#  > 【月之花海】獸迷、毛毛、Furry討論區 >  > 動物風情 >  > 動物新聞剪影 >  >  四川-狼與羊

## 狼の寂

動物界無奇不有，狼與羊相愛了！在四川南充市的白塔動物展覽園，有一隻公狼和一隻母羊總是形影不離，恩愛的模樣令人大呼不可思議。

　   據《華西都市報》報導，這對狼與羊是在一個多月前開始相愛，園區管理員徐先生一天早晨準備放羊出籠吃草時，正巧被一隻因為籠門沒關好而跑出來的狼看見，這隻狼直衝入羊欄裡，起先館方人員十分擔心會上演一場血腥慘劇，沒想到這隻公狼在嗅了嗅母羊後，居然高興的嚎叫起來。

　　
     管理員徐先生表示，起初無法將狼趕離羊的籠房，雖然狼沒有要吃羊的意思，但他們還是不放心，因此處處堤防著，但幾天之後看到狼與羊相處融洽，會親暱的玩耍，也就釋懷了。

目前狼與羊恩愛的住在一起，但進食的時候還是會分開，當管理人員將生肉放進籠裡時，狼吃得津津有味，羊則嗤之以鼻；管理人員將青草、菜葉放進鐵籠時，羊吃得津津有味，換成狼嗤之以鼻。雖然對於食物的口味不同，但並不影響它們相愛。


狼本吃羊，然而羊用自己奶水養大的狼不但不會吃羊，反而能與“ 媽媽 ”和諧相處。


2006年11月14日，在新疆巴里坤縣花園鄉南園子村的農家小院裡拍攝的一隻狼和羊和睦相處。


幼狼喝羊奶長大與羊建立感情。

　2006年11月14日，在新疆巴里坤縣花園鄉南園子村的農家小院裡拍攝的一隻狼和羊和睦相處。在新疆巴里坤縣花園鄉南園子村一隻狼與羊同居一院，嬉戲玩耍，據了解，今年5月初，該村村民陳明受有關部門的委託，將一隻喪母后奄奄一息的幼狼帶回家中用羊奶精心餵養，目前，半歲的狼身體健壯，與羊建立了感情。不日將放歸大自然。

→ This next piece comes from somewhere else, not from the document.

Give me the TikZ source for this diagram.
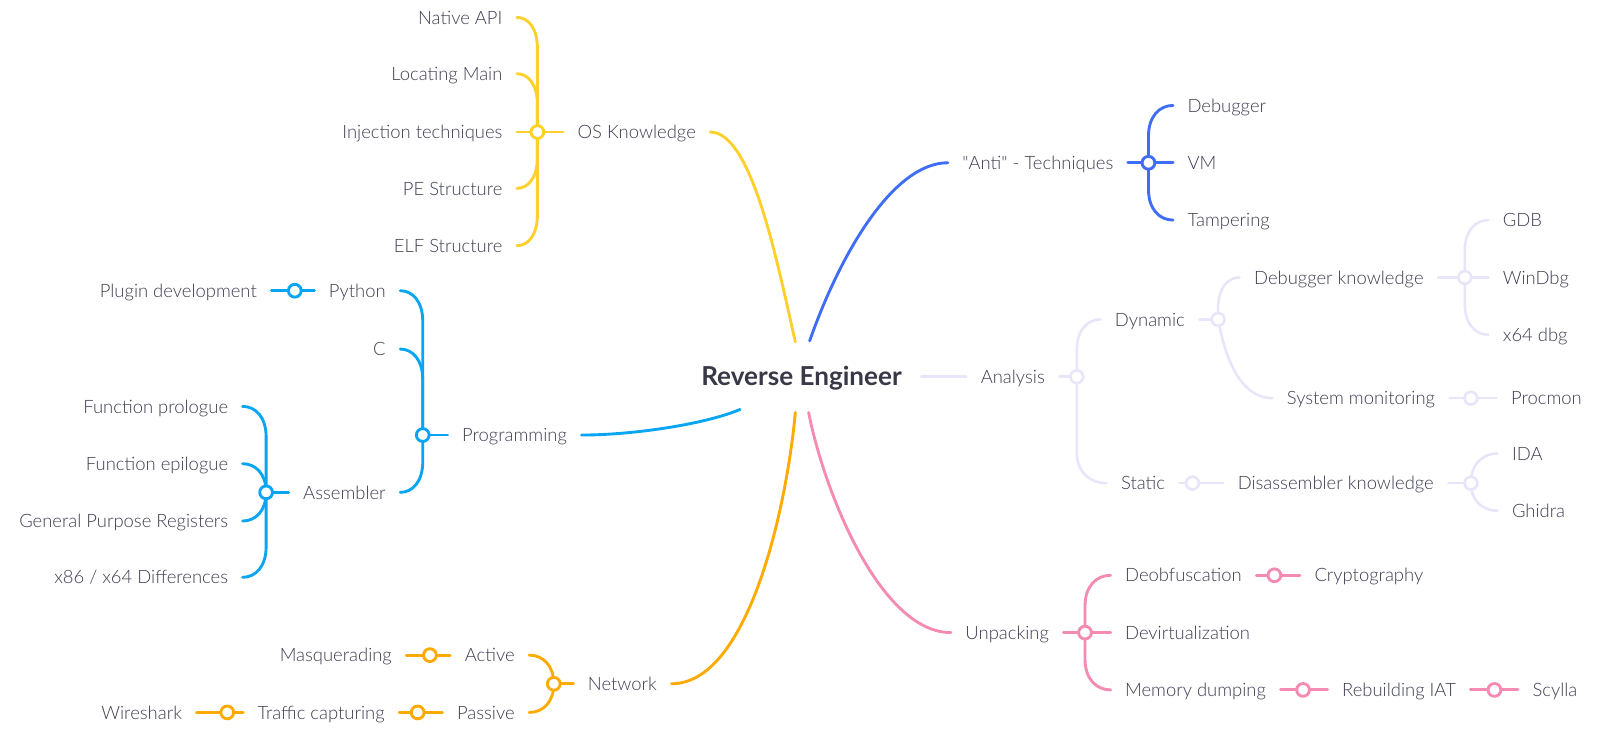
\documentclass[tikz,border=0pt]{standalone}
\usepackage{fontspec}
\IfFontExistsTF{Lato Light}{\setmainfont{Lato Light}[BoldFont=Lato Bold]}{\setmainfont{Lato}}
\usetikzlibrary{calc}
\definecolor{cOS}{HTML}{FFD02B}
\definecolor{cAnti}{HTML}{3F6DF5}
\definecolor{cProg}{HTML}{08A6F2}
\definecolor{cAn}{HTML}{E8E5FA}
\definecolor{cUn}{HTML}{F58BB2}
\definecolor{cNet}{HTML}{FFAA00}
\definecolor{txt}{HTML}{3E3E52}
\definecolor{rootc}{HTML}{383846}
\pgfdeclarelayer{bg}
\pgfsetlayers{bg,main}
\begin{document}
\begin{tikzpicture}[x=1pt,y=-1pt,
  lbl/.style={font=\fontsize{18}{20}\selectfont, text=txt, inner xsep=14pt, inner ysep=0pt, text height=13pt, text depth=0pt},
  jn/.style={circle, draw=#1, fill=white, line width=2.8pt, minimum size=12.5pt, inner sep=0pt},
  ln/.style={draw=#1, line width=2.8pt, line cap=round},
  lnl/.style={draw=cAn, line width=2.5pt, line cap=round},
  br/.style={to path={let \p1=(\tikztostart), \p2=(\tikztotarget),
     \n1={min(#1,abs(\y1-\y2))*ifthenelse(\y1<\y2,-1,1)} in
     -- (\x1,\y2+\n1) .. controls (\x1,\y2+0.35*\n1) and ({\x1+0.45*(\x2-\x1)},\y2) .. (\p2)}},
  br/.default=30]
\useasboundingbox (0,0) rectangle (1568,716);

% root
\node[font=\fontsize{25.5}{30}\selectfont\bfseries, text=rootc, text height=18pt, text depth=0pt, inner sep=0pt] (root) at (783,368) {Reverse Engineer};
\coordinate (rY) at (777,334);
\coordinate (rB) at (791,333);
\coordinate (rP) at (723,400);
\coordinate (rA) at (900,368);
\coordinate (rU) at (790,403);
\coordinate (rN) at (777,403);

% ---------- OS Knowledge ----------
\node[lbl, anchor=east] (os) at (694,129) {OS Knowledge};
\node[jn=cOS] (cos) at (525,129) {};
\node[lbl, anchor=east] (nat) at (505,17) {Native API};
\node[lbl, anchor=east] (loc) at (505,72) {Locating Main};
\node[lbl, anchor=east] (inj) at (505,129) {Injection techniques};
\node[lbl, anchor=east] (pe) at (505,184) {PE Structure};
\node[lbl, anchor=east] (elf) at (505,240) {ELF Structure};

% ---------- Anti ----------
\node[lbl, anchor=west] (anti) at (926,159) {\textquotedbl Anti\textquotedbl{} - Techniques};
\node[jn=cAnti] (canti) at (1122,159) {};
\node[lbl, anchor=west] (dbg) at (1146,103) {Debugger};
\node[lbl, anchor=west] (vm) at (1146,159) {VM};
\node[lbl, anchor=west] (tam) at (1146,215) {Tampering};

% ---------- Programming ----------
\node[lbl, anchor=east] (prog) at (568,425) {Programming};
\node[jn=cProg] (cprog) at (413,425) {};
\node[lbl, anchor=east] (py) at (391,284) {Python};
\node[lbl, anchor=east] (cl) at (391,341) {C};
\node[lbl, anchor=east] (asm) at (391,481) {Assembler};
\node[jn=cProg] (cpy) at (288,284) {};
\node[lbl, anchor=east] (plug) at (265,284) {Plugin development};
\node[jn=cProg] (casm) at (260,481) {};
\node[lbl, anchor=east] (fpro) at (237,397) {Function prologue};
\node[lbl, anchor=east] (fepi) at (237,453) {Function epilogue};
\node[lbl, anchor=east] (gpr) at (237,509) {General Purpose Registers};
\node[lbl, anchor=east] (x86) at (237,564) {x86 / x64 Differences};

% ---------- Analysis ----------
\node[lbl, anchor=west] (ana) at (944,368) {Analysis};
\node[jn=cAn, line width=2.5pt] (cana) at (1052,368) {};
\node[lbl, anchor=west] (dyn) at (1075,312) {Dynamic};
\node[lbl, anchor=west] (sta) at (1081,472) {Static};
\node[jn=cAn, line width=2.5pt] (cdyn) at (1190,312) {};
\node[lbl, anchor=west] (debk) at (1211,271) {Debugger knowledge};
\node[lbl, anchor=west] (sysm) at (1243,389) {System monitoring};
\node[jn=cAn, line width=2.5pt] (cdebk) at (1431,271) {};
\node[lbl, anchor=west] (gdb) at (1454,215) {GDB};
\node[lbl, anchor=west] (wdbg) at (1454,271) {WinDbg};
\node[lbl, anchor=west] (x64) at (1454,327) {x64 dbg};
\node[jn=cAn, line width=2.5pt] (csys) at (1437,389) {};
\node[lbl, anchor=west] (procm) at (1462,389) {Procmon};
\node[jn=cAn, line width=2.5pt] (csta) at (1165,472) {};
\node[lbl, anchor=west] (disk) at (1195,472) {Disassembler knowledge};
\node[jn=cAn, line width=2.5pt] (cdisk) at (1437,472) {};
\node[lbl, anchor=west] (ida) at (1463,443) {IDA};
\node[lbl, anchor=west] (ghi) at (1463,499) {Ghidra};

% ---------- Unpacking ----------
\node[lbl, anchor=west] (unp) at (929,618) {Unpacking};
\node[jn=cUn] (cunp) at (1060,618) {};
\node[lbl, anchor=west] (deob) at (1085,562) {Deobfuscation};
\node[lbl, anchor=west] (devi) at (1085,618) {Devirtualization};
\node[lbl, anchor=west] (memd) at (1085,674) {Memory dumping};
\node[jn=cUn] (cdeob) at (1245,562) {};
\node[lbl, anchor=west] (cryp) at (1270,562) {Cryptography};
\node[jn=cUn] (cmemd) at (1273,674) {};
\node[lbl, anchor=west] (reb) at (1297,674) {Rebuilding IAT};
\node[jn=cUn] (creb) at (1460,674) {};
\node[lbl, anchor=west] (scy) at (1483,674) {Scylla};

% ---------- Network ----------
\node[lbl, anchor=east] (net) at (656,668) {Network};
\node[jn=cNet] (cnet) at (541,668) {};
\node[lbl, anchor=east] (act) at (517,640) {Active};
\node[lbl, anchor=east] (pas) at (517,696) {Passive};
\node[jn=cNet] (cact) at (420,640) {};
\node[lbl, anchor=east] (masq) at (397,640) {Masquerading};
\node[jn=cNet] (cpas) at (408,696) {};
\node[lbl, anchor=east] (traf) at (390,696) {Traffic capturing};
\node[jn=cNet] (ctraf) at (222,696) {};
\node[lbl, anchor=east] (wire) at (192,696) {Wireshark};

\begin{pgfonlayer}{bg}
\fill[white] (0,0) rectangle (1568,716);
% main branches
\draw[ln=cOS] (rY) .. controls (760,260) and (735,129) .. (os.east);
\draw[ln=cAnti] (rB) .. controls (820,250) and (872,159) .. (anti.west);
\draw[ln=cProg] (rP) .. controls (690,414) and (620,425) .. (prog.east);
\draw[lnl] (rA) -- (ana.west);
\draw[ln=cUn] (rU) .. controls (805,480) and (860,618) .. (unp.west);
\draw[ln=cNet] (rN) .. controls (768,500) and (730,668) .. (net.east);

% OS
\draw[ln=cOS] (os.west) -- (cos.center);
\draw[ln=cOS] (cos.center) to[br] (nat.east);
\draw[ln=cOS] (cos.center) to[br] (loc.east);
\draw[ln=cOS] (cos.center) -- (inj.east);
\draw[ln=cOS] (cos.center) to[br] (pe.east);
\draw[ln=cOS] (cos.center) to[br] (elf.east);

% Anti
\draw[ln=cAnti] (anti.east) -- (canti.center);
\draw[ln=cAnti] (canti.center) to[br] (dbg.west);
\draw[ln=cAnti] (canti.center) -- (vm.west);
\draw[ln=cAnti] (canti.center) to[br] (tam.west);

% Programming
\draw[ln=cProg] (prog.west) -- (cprog.center);
\draw[ln=cProg] (cprog.center) to[br] (py.east);
\draw[ln=cProg] (cprog.center) to[br] (cl.east);
\draw[ln=cProg] (cprog.center) to[br] (asm.east);
\draw[ln=cProg] (py.west) -- (cpy.center) -- (plug.east);
\draw[ln=cProg] (asm.west) -- (casm.center);
\draw[ln=cProg] (casm.center) to[br] (fpro.east);
\draw[ln=cProg] (casm.center) to[br] (fepi.east);
\draw[ln=cProg] (casm.center) to[br] (gpr.east);
\draw[ln=cProg] (casm.center) to[br] (x86.east);

% Analysis
\draw[lnl] (ana.east) -- (cana.center);
\draw[lnl] (cana.center) to[br] (dyn.west);
\draw[lnl] (cana.center) to[br] (sta.west);
\draw[lnl] (dyn.east) -- (cdyn.center);
\draw[lnl] (cdyn.center) to[br] (debk.west);
\draw[lnl] (cdyn.center) .. controls (1196,345) and (1210,389) .. (sysm.west);
\draw[lnl] (debk.east) -- (cdebk.center);
\draw[lnl] (cdebk.center) to[br] (gdb.west);
\draw[lnl] (cdebk.center) -- (wdbg.west);
\draw[lnl] (cdebk.center) to[br] (x64.west);
\draw[lnl] (sysm.east) -- (csys.center) -- (procm.west);
\draw[lnl] (sta.east) -- (csta.center) -- (disk.west);
\draw[lnl] (disk.east) -- (cdisk.center);
\draw[lnl] (cdisk.center) to[br] (ida.west);
\draw[lnl] (cdisk.center) to[br] (ghi.west);

% Unpacking
\draw[ln=cUn] (unp.east) -- (cunp.center);
\draw[ln=cUn] (cunp.center) to[br] (deob.west);
\draw[ln=cUn] (cunp.center) -- (devi.west);
\draw[ln=cUn] (cunp.center) to[br] (memd.west);
\draw[ln=cUn] (deob.east) -- (cdeob.center) -- (cryp.west);
\draw[ln=cUn] (memd.east) -- (cmemd.center) -- (reb.west);
\draw[ln=cUn] (reb.east) -- (creb.center) -- (scy.west);

% Network
\draw[ln=cNet] (net.west) -- (cnet.center);
\draw[ln=cNet] (cnet.center) to[br] (act.east);
\draw[ln=cNet] (cnet.center) to[br] (pas.east);
\draw[ln=cNet] (act.west) -- (cact.center) -- (masq.east);
\draw[ln=cNet] (pas.west) -- (cpas.center) -- (traf.east);
\draw[ln=cNet] (traf.west) -- (ctraf.center) -- (wire.east);
\end{pgfonlayer}
\end{tikzpicture}
\end{document}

資料來源:http://www.stnn.cc/society_focus/200...17_764645.html
http://niaolei.org.cn/posts/10559


看來大自然裡的掠食者與被獵者之間並不一定只存在著殺戮,也可以存在著溫情
人類常說狼是凶狠殘暴的動物,只會吃和殺戮,可是事實真的只是如此嗎?

狼,本為食而活,而狼所謂的食物自然大多也就是肉了
p.s.狼不只會吃肉,牠們也常常吃一些蔬菜水果來補充自己所需要的養分
可是人不也如此嗎?  人類甚至更惡劣了不是?
只要是看的到的、抓的到的都吃不是嗎?    若要論說誰比較殘暴那答案自然也很明顯了 :jcdragon-bite-ebby: 

狼會被如此誤解的原因,莫過於就是出自於人類對於狼的畏懼和憎恨之情了
可是這一部份尚且還牽扯到許多層面的事,現在就先不加以討論了~ :jcdragon-tired: 

人類啊! 別再被那些事物的外表所蒙蔽了!!
那些錯誤的觀念是先人流傳下來的,到現在或許已經根深蒂固了
但要試圖去了解自己所不了解的事物啊!  不能只因為他人給你灌輸一個價值觀,你就相信那是對的,那是正確的
天底下有太多被錯誤灌輸的思想了.... :jcdragon-cry: 

必須要"明辨是非"吶~!

----------


## wingwolf

大自然里掠食者和被捕食者間確實通常只會有為生存而戰的捕食作用呢
話說這個故事也是在人為環境下才能發生啊~
要說自然環境下的掠食者和被掠食者的和平相處，想到了這個“領養”羚羊的雌獅:3

話說標題讓我小小地有些錯亂，寫的是四川但是內容卻是新疆那個新聞（掩面
說起來，四川也有類似的事件呢：南充上演現實版狼羊“戀” 令人稱奇 
然後關於這則06年的新聞:3 小狼喝羊奶長大 狼羊情深似母子

----------